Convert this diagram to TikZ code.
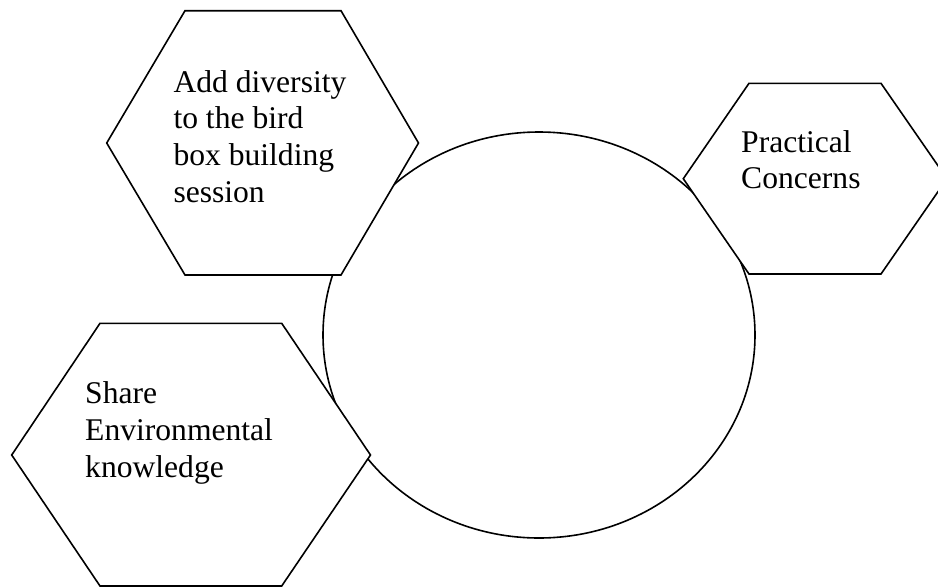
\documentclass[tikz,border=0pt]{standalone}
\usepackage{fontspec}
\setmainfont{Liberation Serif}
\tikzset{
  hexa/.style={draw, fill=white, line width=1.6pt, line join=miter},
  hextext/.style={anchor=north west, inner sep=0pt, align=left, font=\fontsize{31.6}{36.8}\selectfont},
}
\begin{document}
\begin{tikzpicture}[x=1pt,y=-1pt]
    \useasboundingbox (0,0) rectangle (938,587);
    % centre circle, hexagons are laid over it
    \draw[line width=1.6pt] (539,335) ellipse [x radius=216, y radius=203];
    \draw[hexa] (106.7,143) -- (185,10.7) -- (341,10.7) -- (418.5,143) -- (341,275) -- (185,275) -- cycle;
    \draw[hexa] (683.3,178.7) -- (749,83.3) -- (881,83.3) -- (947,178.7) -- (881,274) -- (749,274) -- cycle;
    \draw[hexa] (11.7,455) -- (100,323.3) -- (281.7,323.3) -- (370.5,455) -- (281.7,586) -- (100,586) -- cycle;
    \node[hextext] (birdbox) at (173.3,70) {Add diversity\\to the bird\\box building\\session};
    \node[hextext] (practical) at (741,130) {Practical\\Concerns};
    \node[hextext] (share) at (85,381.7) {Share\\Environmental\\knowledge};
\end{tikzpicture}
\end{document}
----
§ PROBLEM DETAILS: Copy the listing over exactly, skipping the pictures it holds.

§ SOLUTION:
Convert this diagram to TikZ code.
\documentclass[tikz,border=0pt]{standalone}
\usepackage{fontspec}
\setmainfont{Liberation Serif}
\tikzset{
  hexa/.style={draw, fill=white, line width=1.6pt, line join=miter},
  hextext/.style={anchor=north west, inner sep=0pt, align=left, font=\fontsize{31.6}{36.8}\selectfont},
}
\begin{document}
\begin{tikzpicture}[x=1pt,y=-1pt]
    \useasboundingbox (0,0) rectangle (938,587);
    % centre circle, hexagons are laid over it
    \draw[line width=1.6pt] (539,335) ellipse [x radius=216, y radius=203];
    \draw[hexa] (106.7,143) -- (185,10.7) -- (341,10.7) -- (418.5,143) -- (341,275) -- (185,275) -- cycle;
    \draw[hexa] (683.3,178.7) -- (749,83.3) -- (881,83.3) -- (947,178.7) -- (881,274) -- (749,274) -- cycle;
    \draw[hexa] (11.7,455) -- (100,323.3) -- (281.7,323.3) -- (370.5,455) -- (281.7,586) -- (100,586) -- cycle;
    \node[hextext] (birdbox) at (173.3,70) {Add diversity\\to the bird\\box building\\session};
    \node[hextext] (practical) at (741,130) {Practical\\Concerns};
    \node[hextext] (share) at (85,381.7) {Share\\Environmental\\knowledge};
\end{tikzpicture}
\end{document}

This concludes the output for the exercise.